On na kolanie, elegancki, trochę zawstydzony, w wyciągniętych dłoniach trzyma pudełeczko z pierścionkiem. - Wyjdziesz za mnie, Katie? - pyta. I wszystko wiadomo! Kolejny mężczyzna, który postanowił oświadczyć się swojej wybrance. Ile takich sytuacji ma miejsce codziennie na świecie?
Wbrew pozorom ta jednak jest inna, niż wszystkie. Po raz pierwszy w swojej historii gazeta (w tym wypadku "The Observer Magazine" ) oddała swoją okładkę (z walentynkową datą publikacji 14.02) do dyspozycji czytelnikowi pragnącemu się oświadczyć.
. Fot.
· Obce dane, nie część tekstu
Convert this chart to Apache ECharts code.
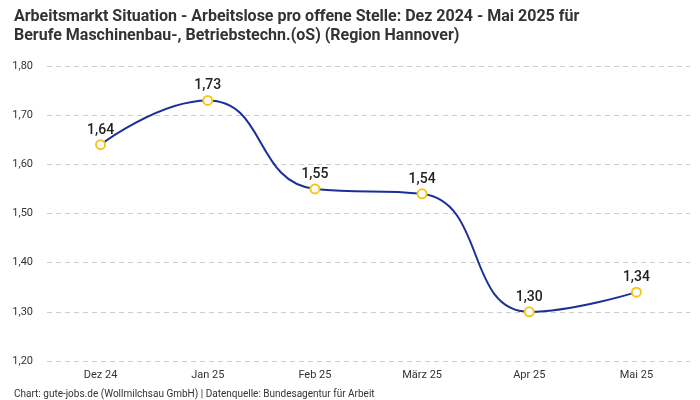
<!DOCTYPE html>
<html><head><meta charset="utf-8">
<script src="https://cdn.jsdelivr.net/npm/echarts@6/dist/echarts.min.js"></script>
<style>html,body{margin:0;padding:0;background:#fff}#c{width:700px;height:400px}</style>
</head><body><div id="c"></div>
<script>
const categories = ['Dez 24','Jan 25','Feb 25','März 25','Apr 25','Mai 25'];
const values = [1.64, 1.73, 1.55, 1.54, 1.30, 1.34];
const yMin = 1.2, yMax = 1.8, yStep = 0.1;
const fmt = v => v.toFixed(2).replace('.', ',');
const chart = echarts.init(document.getElementById('c'));
chart.setOption({
  backgroundColor: '#fff',
  animation: false,
  title: [{
    text: 'Arbeitsmarkt Situation - Arbeitslose pro offene Stelle: Dez 2024 - Mai 2025 für\nBerufe Maschinenbau-, Betriebstechn.(oS) (Region Hannover)',
    left: 9, top: 2,
    textStyle: {fontFamily: 'Roboto', fontWeight: 'bold', fontSize: 16, color: '#333', lineHeight: 19}
  },{
    text: 'Chart: gute-jobs.de (Wollmilchsau GmbH) | Datenquelle: Bundesagentur für Arbeit',
    left: 9, top: 383,
    textStyle: {fontFamily: 'Roboto', fontWeight: 'normal', fontSize: 10, color: '#333', lineHeight: 12}
  }],
  grid: {left: 47, right: 10, top: 66, bottom: 39},
  xAxis: {
    type: 'category', data: categories, boundaryGap: true,
    axisLine: {show: false}, axisTick: {show: false},
    axisLabel: {color: '#333', fontSize: 11, fontFamily: 'Roboto', margin: 9}
  },
  yAxis: {
    type: 'value', min: yMin, max: yMax, interval: yStep,
    axisLabel: {color: '#333', fontSize: 11, fontFamily: 'Roboto', formatter: fmt, margin: 14},
    splitLine: {lineStyle: {color: '#ccc', type: [5, 4]}},
    axisLine: {show: false}, axisTick: {show: false}
  },
  series: [{
    type: 'line', data: values, smooth: 0.5,
    lineStyle: {color: '#1c2f96', width: 2},
    symbol: 'circle', symbolSize: 9,
    itemStyle: {color: '#fff', borderColor: '#f7c51e', borderWidth: 2},
    label: {show: true, position: 'top', distance: 2, formatter: p => fmt(p.value),
      color: '#222', fontSize: 14, fontWeight: 500, fontFamily: 'Roboto'}
  }]
});
</script></body></html>
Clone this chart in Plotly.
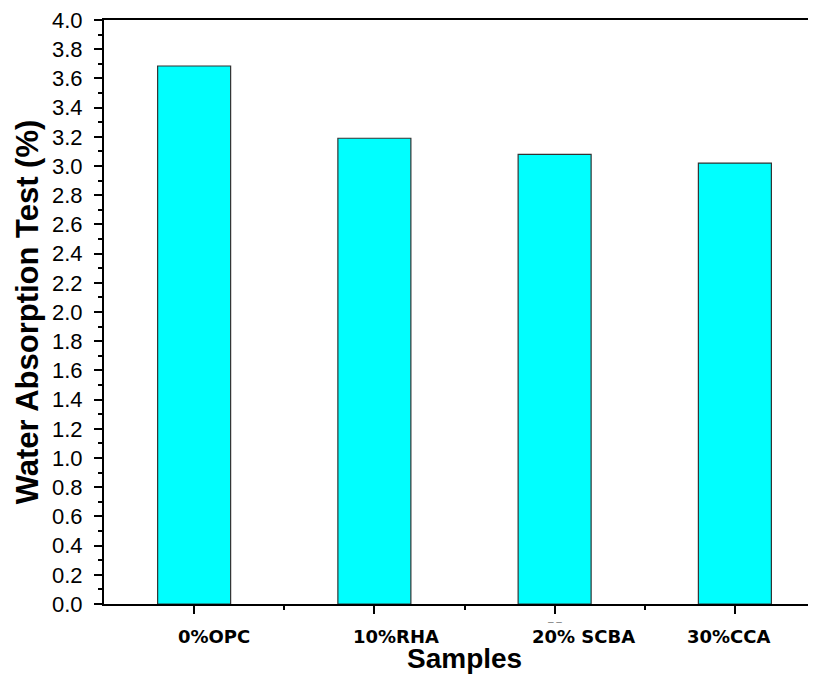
import plotly.graph_objects as go

categories = ["0%OPC", "10%RHA", "20% SCBA", "30%CCA"]
water_absorption = [3.685, 3.19, 3.08, 3.02]
y_ticks = [round(i * 0.2, 1) for i in range(21)]

# style: horizontal nudges of the category labels (data units), as placed in the original
label_nudge = [0.11, 0.12, 0.16, -0.03]

xpos = list(range(len(categories)))

fig = go.Figure()
fig.add_trace(go.Bar(
    x=xpos, y=water_absorption, width=0.405,
    marker=dict(color="#00FFFF", line=dict(color="#333333", width=1.2)),
))

fig.update_layout(
    width=808, height=666,
    margin=dict(l=96, r=0, t=12, b=70),
    paper_bgcolor="white", plot_bgcolor="white",
    showlegend=False,
    font=dict(family="Arial, Liberation Sans", color="black"),
)
fig.update_xaxes(
    range=[-0.5, 3.45],
    tickmode="array", tickvals=xpos, showticklabels=False,
    ticks="outside", ticklen=8, tickwidth=2, tickcolor="black",
    minor=dict(tickmode="array", tickvals=[0.5, 1.5, 2.5], ticks="outside", ticklen=4, tickwidth=2, tickcolor="black"),
    showline=True, linewidth=2, linecolor="black", mirror=True,
    showgrid=False, zeroline=False,
)
fig.update_yaxes(
    range=[0, 4.0],
    tickmode="array", tickvals=y_ticks, ticktext=[f"{v:.1f}" for v in y_ticks],
    tickfont=dict(family="Arial, Liberation Sans", size=22, color="black"),
    ticklabeloverflow="allow",
    ticks="outside", ticklen=8, tickwidth=2, tickcolor="black",
    minor=dict(dtick=0.1, tick0=0, ticks="outside", ticklen=4, tickwidth=2, tickcolor="black"),
    ticklabelstandoff=7,
    showline=True, linewidth=2, linecolor="black",
    showgrid=False, zeroline=False,
    title=dict(text="Water Absorption Test (%)", font=dict(family="Arial, Liberation Sans", size=31, color="black", weight="bold"), standoff=4),
)

for i, (cat, nd) in enumerate(zip(categories, label_nudge)):
    fig.add_annotation(
        x=i + nd, xref="x", y=0, yref="paper", yanchor="middle", yshift=-32,
        text=cat, showarrow=False,
        font=dict(family="DejaVu Sans", size=18, color="black", weight="bold"),
    )

# small grey dash mark under the third tick, as in the original
fig.add_annotation(
    x=2, xref="x", y=0, yref="paper", yanchor="middle", yshift=-17,
    text="‒ ‒", showarrow=False,
    font=dict(family="Arial, Liberation Sans", size=10, color="#777777"),
)

fig.add_annotation(
    x=0.507, xref="paper", y=0, yref="paper", yanchor="middle", yshift=-54,
    text="<b>Samples</b>", showarrow=False,
    font=dict(family="Arial, Liberation Sans", size=28, color="black"),
)

fig.write_html("out.html")
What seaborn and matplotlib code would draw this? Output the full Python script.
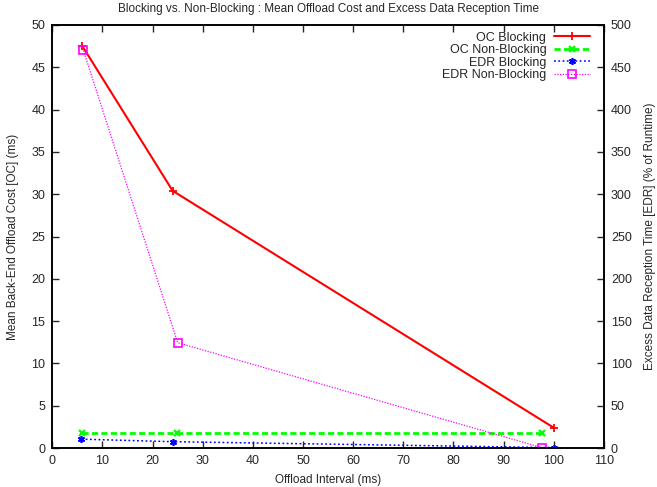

The Observer Magazine Fot. The Observer Magazine
Jamie Greig jest mężczyzną ze zdjęcia. Jego przyszła żona (tak, zaręczyny zostały przyjęte) to Katie Moore. Para poznała się kilka lat temu w Nowym Jorku, w którym mieszkający na stałe w Londynie Jamie był na krótkim wyjeździe. Katie umówiła się z nim na randkę, bo był znajomym znajomego znajomego.
Jak wspominają po kolacji byli już w sobie szaleńczo zakochani. Kiedy po sześciu tygodniach Jamie przyleciał ponownie, kolejną rozłąkę przepłakał w samolocie. Wiele lotów później i tysiące funtów wydanych na bilety, Katie postanowiła przenieść się do Wielkiej Brytanii: - Nowy Jork był tylko miejscem na mapie, ważniejszy okazał się ukochany.
Wielki dzień
W dniu planowanych oświadczyn para przebywała na romantycznym weekendzie poza miastem. Obsługa hotelu została wtajemniczona w plan Jamiego. Punktualnie o 9 rano do pokoju trafiło śniadanie, szampan i... świeża gazeta. A w niej... - resztę historii już znacie.
Dla Jamiego i Katie dzień był ważny i na zawsze pozostanie w ich pamięci. Sieć nie tak dobrze przyjęła informację o oświadczynach.
"Jak mi ktoś to zrobi, zabiję!" - napisała w komentarzu jedna z czytelniczek. "Zbiera mi się na mdłości" - dodał inny, linkując do internetowego wydania gazety. "I jak tu nie być cynicznym w walentynki" - skwitował kolejny.
Na szczęście druk rządzi się innymi prawami - nie tak łatwo zamanifestować niechęć do papierowej okładki. Zakochana para chyba także poradzi sobie z opiniami innych - w końcu udało im się skrócić dzielący ich dystans. Teraz tylko trzeba się zdystansować do Internautów. My w każdym razie życzymy wszystkiego, co najlepsze - w życiu i w małżeństwie.